▶ [Short problem]:
Transcribe all of the data exactly. Omit the pictures.
* * * *
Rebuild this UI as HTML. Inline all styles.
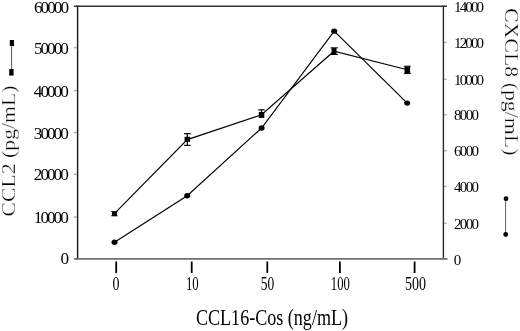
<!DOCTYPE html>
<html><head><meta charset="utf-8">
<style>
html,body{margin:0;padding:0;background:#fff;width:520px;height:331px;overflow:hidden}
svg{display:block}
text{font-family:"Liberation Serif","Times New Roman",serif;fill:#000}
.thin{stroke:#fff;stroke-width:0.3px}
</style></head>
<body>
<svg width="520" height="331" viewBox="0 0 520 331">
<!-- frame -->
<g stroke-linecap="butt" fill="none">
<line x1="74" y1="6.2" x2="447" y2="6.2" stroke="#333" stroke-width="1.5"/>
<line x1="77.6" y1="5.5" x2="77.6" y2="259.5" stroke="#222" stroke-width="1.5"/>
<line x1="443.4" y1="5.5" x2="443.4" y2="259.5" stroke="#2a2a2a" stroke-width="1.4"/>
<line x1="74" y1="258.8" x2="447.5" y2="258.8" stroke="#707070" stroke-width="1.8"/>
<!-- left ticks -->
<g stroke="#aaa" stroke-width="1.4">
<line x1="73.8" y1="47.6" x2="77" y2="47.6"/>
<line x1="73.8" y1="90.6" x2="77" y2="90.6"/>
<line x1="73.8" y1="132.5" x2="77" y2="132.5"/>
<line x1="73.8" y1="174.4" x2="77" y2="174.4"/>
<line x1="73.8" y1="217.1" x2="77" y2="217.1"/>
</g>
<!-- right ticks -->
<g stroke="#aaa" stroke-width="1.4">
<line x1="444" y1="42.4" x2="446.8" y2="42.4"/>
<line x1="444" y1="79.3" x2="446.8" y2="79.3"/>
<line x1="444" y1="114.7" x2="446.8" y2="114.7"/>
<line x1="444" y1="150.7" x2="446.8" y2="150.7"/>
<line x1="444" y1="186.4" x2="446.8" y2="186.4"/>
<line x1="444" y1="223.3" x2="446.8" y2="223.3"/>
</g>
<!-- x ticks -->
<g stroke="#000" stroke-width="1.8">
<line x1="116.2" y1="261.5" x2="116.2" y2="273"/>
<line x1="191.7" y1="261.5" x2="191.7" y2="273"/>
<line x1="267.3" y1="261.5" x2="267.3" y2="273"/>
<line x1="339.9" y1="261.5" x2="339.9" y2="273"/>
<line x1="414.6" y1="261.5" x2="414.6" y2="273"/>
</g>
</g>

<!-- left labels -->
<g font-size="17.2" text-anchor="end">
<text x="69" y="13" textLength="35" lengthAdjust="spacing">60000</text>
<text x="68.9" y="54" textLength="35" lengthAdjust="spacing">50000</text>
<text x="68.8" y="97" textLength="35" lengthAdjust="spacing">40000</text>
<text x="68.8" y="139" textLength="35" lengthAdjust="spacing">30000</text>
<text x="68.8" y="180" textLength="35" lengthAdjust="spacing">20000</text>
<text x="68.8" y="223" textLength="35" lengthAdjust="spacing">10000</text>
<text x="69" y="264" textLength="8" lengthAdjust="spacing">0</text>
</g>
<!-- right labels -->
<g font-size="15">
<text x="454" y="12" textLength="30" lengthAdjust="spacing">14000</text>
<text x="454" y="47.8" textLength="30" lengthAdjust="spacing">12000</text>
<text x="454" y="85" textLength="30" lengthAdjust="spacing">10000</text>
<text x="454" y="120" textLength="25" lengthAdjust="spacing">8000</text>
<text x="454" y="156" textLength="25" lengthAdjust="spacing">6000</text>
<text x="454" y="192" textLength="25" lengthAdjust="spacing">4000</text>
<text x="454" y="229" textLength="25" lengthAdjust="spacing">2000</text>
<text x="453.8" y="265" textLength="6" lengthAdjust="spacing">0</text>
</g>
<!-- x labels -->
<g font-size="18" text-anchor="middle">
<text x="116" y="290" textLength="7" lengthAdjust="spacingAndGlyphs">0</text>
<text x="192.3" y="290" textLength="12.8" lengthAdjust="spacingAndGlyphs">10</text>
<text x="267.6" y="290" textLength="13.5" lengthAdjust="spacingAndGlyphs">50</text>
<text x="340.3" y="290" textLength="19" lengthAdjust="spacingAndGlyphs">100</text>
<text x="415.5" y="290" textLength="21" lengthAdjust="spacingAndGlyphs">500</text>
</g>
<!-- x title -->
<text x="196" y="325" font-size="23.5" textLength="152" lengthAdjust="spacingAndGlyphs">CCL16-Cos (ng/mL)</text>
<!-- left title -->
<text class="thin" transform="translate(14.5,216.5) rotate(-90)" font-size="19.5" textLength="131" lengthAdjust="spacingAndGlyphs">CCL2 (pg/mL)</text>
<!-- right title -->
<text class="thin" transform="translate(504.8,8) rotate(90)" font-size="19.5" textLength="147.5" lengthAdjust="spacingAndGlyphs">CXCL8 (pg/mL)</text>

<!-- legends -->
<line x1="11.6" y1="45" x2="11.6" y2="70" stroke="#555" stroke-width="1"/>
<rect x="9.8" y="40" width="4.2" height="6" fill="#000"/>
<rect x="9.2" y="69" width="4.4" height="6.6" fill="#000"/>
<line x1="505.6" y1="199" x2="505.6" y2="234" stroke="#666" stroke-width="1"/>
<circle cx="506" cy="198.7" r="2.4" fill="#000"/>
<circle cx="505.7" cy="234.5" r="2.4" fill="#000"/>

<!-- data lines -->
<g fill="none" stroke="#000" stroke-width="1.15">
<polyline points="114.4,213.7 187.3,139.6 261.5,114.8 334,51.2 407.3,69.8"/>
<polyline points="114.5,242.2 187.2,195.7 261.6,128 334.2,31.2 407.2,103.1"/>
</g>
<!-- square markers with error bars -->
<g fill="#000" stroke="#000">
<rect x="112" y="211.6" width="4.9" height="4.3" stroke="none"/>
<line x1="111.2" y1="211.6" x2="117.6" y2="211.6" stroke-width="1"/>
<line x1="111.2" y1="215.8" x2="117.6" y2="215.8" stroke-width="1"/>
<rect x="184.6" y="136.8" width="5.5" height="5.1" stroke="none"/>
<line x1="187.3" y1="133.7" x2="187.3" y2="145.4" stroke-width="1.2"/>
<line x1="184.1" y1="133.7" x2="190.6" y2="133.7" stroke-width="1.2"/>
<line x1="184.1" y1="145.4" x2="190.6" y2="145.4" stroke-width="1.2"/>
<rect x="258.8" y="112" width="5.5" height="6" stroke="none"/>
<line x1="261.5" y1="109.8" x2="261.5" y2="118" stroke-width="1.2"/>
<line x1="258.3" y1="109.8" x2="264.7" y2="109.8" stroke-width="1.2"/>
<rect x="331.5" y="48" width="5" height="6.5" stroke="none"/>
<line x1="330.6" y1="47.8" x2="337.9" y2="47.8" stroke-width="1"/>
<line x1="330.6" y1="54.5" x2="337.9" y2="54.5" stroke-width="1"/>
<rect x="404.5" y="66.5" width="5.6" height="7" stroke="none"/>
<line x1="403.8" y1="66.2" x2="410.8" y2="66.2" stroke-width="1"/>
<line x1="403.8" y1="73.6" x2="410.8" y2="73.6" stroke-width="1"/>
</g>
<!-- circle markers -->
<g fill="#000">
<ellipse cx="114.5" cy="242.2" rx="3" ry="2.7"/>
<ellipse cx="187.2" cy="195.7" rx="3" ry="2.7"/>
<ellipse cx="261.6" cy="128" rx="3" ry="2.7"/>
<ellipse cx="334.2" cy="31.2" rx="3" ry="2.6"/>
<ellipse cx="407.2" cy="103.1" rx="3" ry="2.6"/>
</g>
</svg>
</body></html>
* * * *
▶ [Task answer]:
Rebuild this UI as HTML. Inline all styles.
<!DOCTYPE html>
<html><head><meta charset="utf-8">
<style>
html,body{margin:0;padding:0;background:#fff;width:520px;height:331px;overflow:hidden}
svg{display:block}
text{font-family:"Liberation Serif","Times New Roman",serif;fill:#000}
.thin{stroke:#fff;stroke-width:0.3px}
</style></head>
<body>
<svg width="520" height="331" viewBox="0 0 520 331">
<!-- frame -->
<g stroke-linecap="butt" fill="none">
<line x1="74" y1="6.2" x2="447" y2="6.2" stroke="#333" stroke-width="1.5"/>
<line x1="77.6" y1="5.5" x2="77.6" y2="259.5" stroke="#222" stroke-width="1.5"/>
<line x1="443.4" y1="5.5" x2="443.4" y2="259.5" stroke="#2a2a2a" stroke-width="1.4"/>
<line x1="74" y1="258.8" x2="447.5" y2="258.8" stroke="#707070" stroke-width="1.8"/>
<!-- left ticks -->
<g stroke="#aaa" stroke-width="1.4">
<line x1="73.8" y1="47.6" x2="77" y2="47.6"/>
<line x1="73.8" y1="90.6" x2="77" y2="90.6"/>
<line x1="73.8" y1="132.5" x2="77" y2="132.5"/>
<line x1="73.8" y1="174.4" x2="77" y2="174.4"/>
<line x1="73.8" y1="217.1" x2="77" y2="217.1"/>
</g>
<!-- right ticks -->
<g stroke="#aaa" stroke-width="1.4">
<line x1="444" y1="42.4" x2="446.8" y2="42.4"/>
<line x1="444" y1="79.3" x2="446.8" y2="79.3"/>
<line x1="444" y1="114.7" x2="446.8" y2="114.7"/>
<line x1="444" y1="150.7" x2="446.8" y2="150.7"/>
<line x1="444" y1="186.4" x2="446.8" y2="186.4"/>
<line x1="444" y1="223.3" x2="446.8" y2="223.3"/>
</g>
<!-- x ticks -->
<g stroke="#000" stroke-width="1.8">
<line x1="116.2" y1="261.5" x2="116.2" y2="273"/>
<line x1="191.7" y1="261.5" x2="191.7" y2="273"/>
<line x1="267.3" y1="261.5" x2="267.3" y2="273"/>
<line x1="339.9" y1="261.5" x2="339.9" y2="273"/>
<line x1="414.6" y1="261.5" x2="414.6" y2="273"/>
</g>
</g>

<!-- left labels -->
<g font-size="17.2" text-anchor="end">
<text x="69" y="13" textLength="35" lengthAdjust="spacing">60000</text>
<text x="68.9" y="54" textLength="35" lengthAdjust="spacing">50000</text>
<text x="68.8" y="97" textLength="35" lengthAdjust="spacing">40000</text>
<text x="68.8" y="139" textLength="35" lengthAdjust="spacing">30000</text>
<text x="68.8" y="180" textLength="35" lengthAdjust="spacing">20000</text>
<text x="68.8" y="223" textLength="35" lengthAdjust="spacing">10000</text>
<text x="69" y="264" textLength="8" lengthAdjust="spacing">0</text>
</g>
<!-- right labels -->
<g font-size="15">
<text x="454" y="12" textLength="30" lengthAdjust="spacing">14000</text>
<text x="454" y="47.8" textLength="30" lengthAdjust="spacing">12000</text>
<text x="454" y="85" textLength="30" lengthAdjust="spacing">10000</text>
<text x="454" y="120" textLength="25" lengthAdjust="spacing">8000</text>
<text x="454" y="156" textLength="25" lengthAdjust="spacing">6000</text>
<text x="454" y="192" textLength="25" lengthAdjust="spacing">4000</text>
<text x="454" y="229" textLength="25" lengthAdjust="spacing">2000</text>
<text x="453.8" y="265" textLength="6" lengthAdjust="spacing">0</text>
</g>
<!-- x labels -->
<g font-size="18" text-anchor="middle">
<text x="116" y="290" textLength="7" lengthAdjust="spacingAndGlyphs">0</text>
<text x="192.3" y="290" textLength="12.8" lengthAdjust="spacingAndGlyphs">10</text>
<text x="267.6" y="290" textLength="13.5" lengthAdjust="spacingAndGlyphs">50</text>
<text x="340.3" y="290" textLength="19" lengthAdjust="spacingAndGlyphs">100</text>
<text x="415.5" y="290" textLength="21" lengthAdjust="spacingAndGlyphs">500</text>
</g>
<!-- x title -->
<text x="196" y="325" font-size="23.5" textLength="152" lengthAdjust="spacingAndGlyphs">CCL16-Cos (ng/mL)</text>
<!-- left title -->
<text class="thin" transform="translate(14.5,216.5) rotate(-90)" font-size="19.5" textLength="131" lengthAdjust="spacingAndGlyphs">CCL2 (pg/mL)</text>
<!-- right title -->
<text class="thin" transform="translate(504.8,8) rotate(90)" font-size="19.5" textLength="147.5" lengthAdjust="spacingAndGlyphs">CXCL8 (pg/mL)</text>

<!-- legends -->
<line x1="11.6" y1="45" x2="11.6" y2="70" stroke="#555" stroke-width="1"/>
<rect x="9.8" y="40" width="4.2" height="6" fill="#000"/>
<rect x="9.2" y="69" width="4.4" height="6.6" fill="#000"/>
<line x1="505.6" y1="199" x2="505.6" y2="234" stroke="#666" stroke-width="1"/>
<circle cx="506" cy="198.7" r="2.4" fill="#000"/>
<circle cx="505.7" cy="234.5" r="2.4" fill="#000"/>

<!-- data lines -->
<g fill="none" stroke="#000" stroke-width="1.15">
<polyline points="114.4,213.7 187.3,139.6 261.5,114.8 334,51.2 407.3,69.8"/>
<polyline points="114.5,242.2 187.2,195.7 261.6,128 334.2,31.2 407.2,103.1"/>
</g>
<!-- square markers with error bars -->
<g fill="#000" stroke="#000">
<rect x="112" y="211.6" width="4.9" height="4.3" stroke="none"/>
<line x1="111.2" y1="211.6" x2="117.6" y2="211.6" stroke-width="1"/>
<line x1="111.2" y1="215.8" x2="117.6" y2="215.8" stroke-width="1"/>
<rect x="184.6" y="136.8" width="5.5" height="5.1" stroke="none"/>
<line x1="187.3" y1="133.7" x2="187.3" y2="145.4" stroke-width="1.2"/>
<line x1="184.1" y1="133.7" x2="190.6" y2="133.7" stroke-width="1.2"/>
<line x1="184.1" y1="145.4" x2="190.6" y2="145.4" stroke-width="1.2"/>
<rect x="258.8" y="112" width="5.5" height="6" stroke="none"/>
<line x1="261.5" y1="109.8" x2="261.5" y2="118" stroke-width="1.2"/>
<line x1="258.3" y1="109.8" x2="264.7" y2="109.8" stroke-width="1.2"/>
<rect x="331.5" y="48" width="5" height="6.5" stroke="none"/>
<line x1="330.6" y1="47.8" x2="337.9" y2="47.8" stroke-width="1"/>
<line x1="330.6" y1="54.5" x2="337.9" y2="54.5" stroke-width="1"/>
<rect x="404.5" y="66.5" width="5.6" height="7" stroke="none"/>
<line x1="403.8" y1="66.2" x2="410.8" y2="66.2" stroke-width="1"/>
<line x1="403.8" y1="73.6" x2="410.8" y2="73.6" stroke-width="1"/>
</g>
<!-- circle markers -->
<g fill="#000">
<ellipse cx="114.5" cy="242.2" rx="3" ry="2.7"/>
<ellipse cx="187.2" cy="195.7" rx="3" ry="2.7"/>
<ellipse cx="261.6" cy="128" rx="3" ry="2.7"/>
<ellipse cx="334.2" cy="31.2" rx="3" ry="2.6"/>
<ellipse cx="407.2" cy="103.1" rx="3" ry="2.6"/>
</g>
</svg>
</body></html>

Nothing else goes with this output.